Reading F.A. Hayek's "The Sensory Order" at the same time one is reading other works on how the brain works, on complex adaptive systems, and on bios theory helps one really see how incredibly brilliant and ahead of his time Hayek was -- on a subject he was technically not an expert in. Hayek argues, for example, that the brain creates an internal model of the world, and that it necessarily does so; Stuart Kauffman argues that this is necessarily a feature of all living things as complex adaptive systems in general, and of brains in particular. Hayek takes the approach he does because he believes that understanding mental processes will help us to understand economic processes; Hector Sabelli in "Bios" argues that "The continuity of evolution requires that the same fundamental forms must be expressed in physical, biological and pyschological processes" (4-5) -- and similar social systems such as economies. Thus, to understand one helps one to understand the other. Hayek argues that we sometimes process similar things as different and different things as similar; Dehaene in "Reading in the Brain" points out that we do exactly this in reading different shapes of letters as the same (L or l) and similar shapes as being different (depending on context).

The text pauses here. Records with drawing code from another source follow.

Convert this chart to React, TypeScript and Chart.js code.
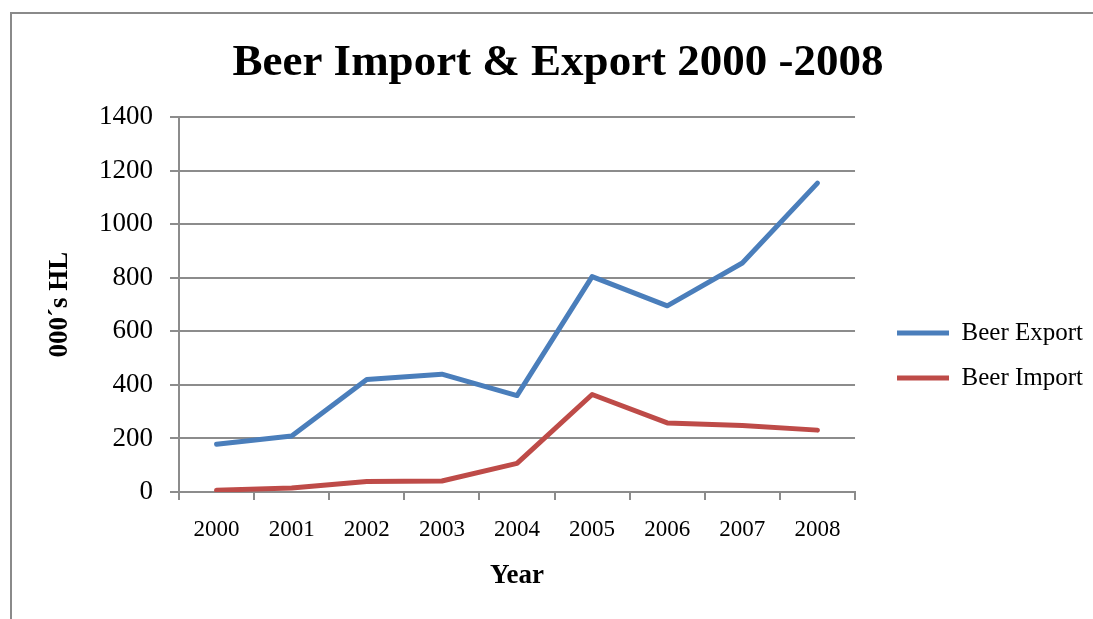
import React, { useEffect, useRef } from 'react';
import { Chart, registerables } from 'chart.js';

Chart.register(...registerables);

const years = ['2000', '2001', '2002', '2003', '2004', '2005', '2006', '2007', '2008'];
const beerExport = [178, 209, 420, 440, 360, 804, 695, 855, 1153];
const beerImport = [7, 15, 39, 41, 107, 364, 258, 248, 231];
const yMin = 0;
const yMax = 1400;
const yStep = 200;

const SERIF = '"Liberation Serif", "Times New Roman", serif';
const GRID = '#8c8c8c';

export default function App() {
  const ref = useRef<HTMLCanvasElement | null>(null);

  useEffect(() => {
    if (!ref.current) return;
    const chart = new Chart(ref.current, {
      type: 'line',
      data: {
        labels: years,
        datasets: [
          {
            label: 'Beer Export',
            data: beerExport,
            borderColor: '#4A7EBB',
            backgroundColor: '#4A7EBB',
            borderWidth: 5,
            pointRadius: 0,
            tension: 0,
            borderCapStyle: 'round',
            borderJoinStyle: 'round',
          },
          {
            label: 'Beer Import',
            data: beerImport,
            borderColor: '#BE4B48',
            backgroundColor: '#BE4B48',
            borderWidth: 5,
            pointRadius: 0,
            tension: 0,
            borderCapStyle: 'round',
            borderJoinStyle: 'round',
          },
        ],
      },
      options: {
        responsive: false,
        animation: false,
        devicePixelRatio: 1,
        layout: { padding: { left: 23, right: 0, top: 0, bottom: 0 } },
        plugins: {
          tooltip: { enabled: false },
          title: {
            display: true,
            text: 'Beer Import & Export 2000 -2008',
            color: '#000',
            font: { family: SERIF, size: 45, weight: 'bold' },
            padding: { top: 36, bottom: 27 },
          },
          legend: {
            display: true,
            position: 'right',
            align: 'center',
            maxWidth: 216,
            title: {
              display: true,
              text: ' ',
              font: { size: 12 },
              padding: { top: 77.6, bottom: 0 },
            },
            labels: {
              color: '#000',
              font: { family: SERIF, size: 25 },
              boxWidth: 52,
              boxHeight: 5,
              padding: 20,
              generateLabels: (c: any) =>
                c.data.datasets.map((ds: any, i: number) => ({
                  text: ds.label,
                  fillStyle: ds.borderColor,
                  strokeStyle: ds.borderColor,
                  lineWidth: 0,
                  hidden: false,
                  datasetIndex: i,
                  fontColor: '#000',
                })),
            },
          },
        },
        scales: {
          x: {
            type: 'category',
            offset: true,
            grid: {
              display: true,
              offset: true,
              drawOnChartArea: false,
              drawTicks: true,
              tickLength: 8,
              color: GRID,
              lineWidth: 2,
            },
            border: { display: true, color: GRID, width: 2 },
            ticks: {
              color: '#000',
              font: { family: SERIF, size: 23 },
              padding: 16,
              maxRotation: 0,
              autoSkip: false,
            },
            title: {
              display: true,
              text: 'Year',
              color: '#000',
              font: { family: SERIF, size: 27, weight: 'bold' },
              padding: { top: 26.8, bottom: 26.8 },
            },
            afterFit: (s: any) => {
              s.height = 127;
            },
          },
          y: {
            min: yMin,
            max: yMax,
            grid: {
              color: GRID,
              lineWidth: 2,
              tickLength: 9,
              drawTicks: true,
            },
            border: { display: true, color: GRID, width: 2 },
            ticks: {
              stepSize: yStep,
              color: '#000',
              font: { family: SERIF, size: 27 },
              padding: 17,
              callback: (v: any) => String(v),
            },
            title: {
              display: true,
              text: '000´s HL',
              color: '#000',
              font: { family: SERIF, size: 27, weight: 'bold' },
              padding: { top: 20.8, bottom: 0 },
            },
            afterFit: (s: any) => {
              s.width = 156;
            },
          },
          spacer: {
            type: 'linear',
            position: 'right',
            display: true,
            min: 0,
            max: 1,
            grid: { display: false, drawTicks: false },
            border: { display: false },
            ticks: { display: false },
            afterFit: (s: any) => {
              s.width = 22;
            },
          },
        },
      },
    } as any);
    return () => chart.destroy();
  }, []);

  return (
    <div style={{ position: 'fixed', left: 0, top: 0, width: 1093, height: 619, overflow: 'hidden', background: '#fff' }}>
      <div
        style={{
          position: 'absolute',
          left: 10,
          top: 12,
          width: 1200,
          height: 800,
          borderLeft: '2px solid #8a8a8a',
          borderTop: '2px solid #8a8a8a',
          boxSizing: 'border-box',
        }}
      />
      <canvas ref={ref} width={1093} height={619} style={{ position: 'absolute', left: 0, top: 0, width: 1093, height: 619 }} />
    </div>
  );
}
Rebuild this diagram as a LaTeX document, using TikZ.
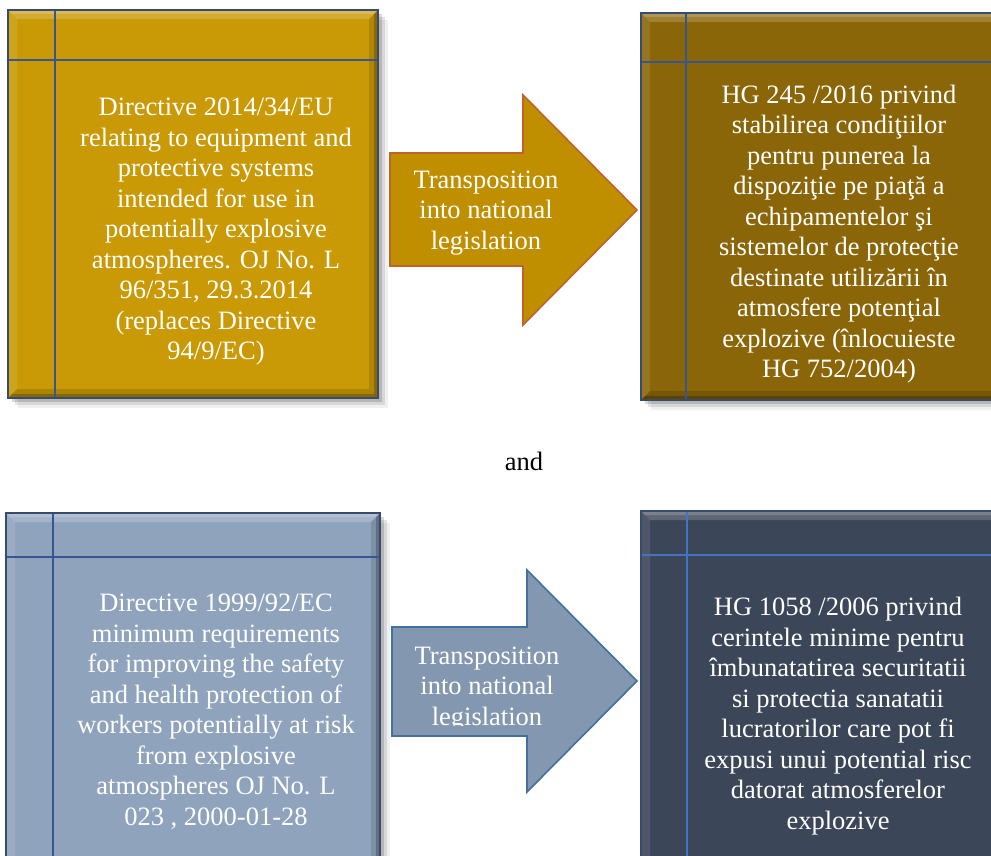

A good example of the latter -- what is this: |
It is either a line segment, a capital letter I, a lower case letter l, or the number 1. The same image is processed differently.
Hayek argues that our minds are made as modules; evolutionary psychologists make the same argument. Hayek argues that these modules are processed by a general intelligence; David Sloan Wilson makes the same argument. Hayek argues that as over a given span of time, sensory imputs do not so much "evoke specific responses but increasingly merely to modify and control behaviour in the light of the whole situation" (5.33); Hawkins in "On Intellgience" observes that this is exactly how vision actually works, by periodically checking to see if everything is the same as it was before.
"The Sensory Order" was published in 1952. Amazing.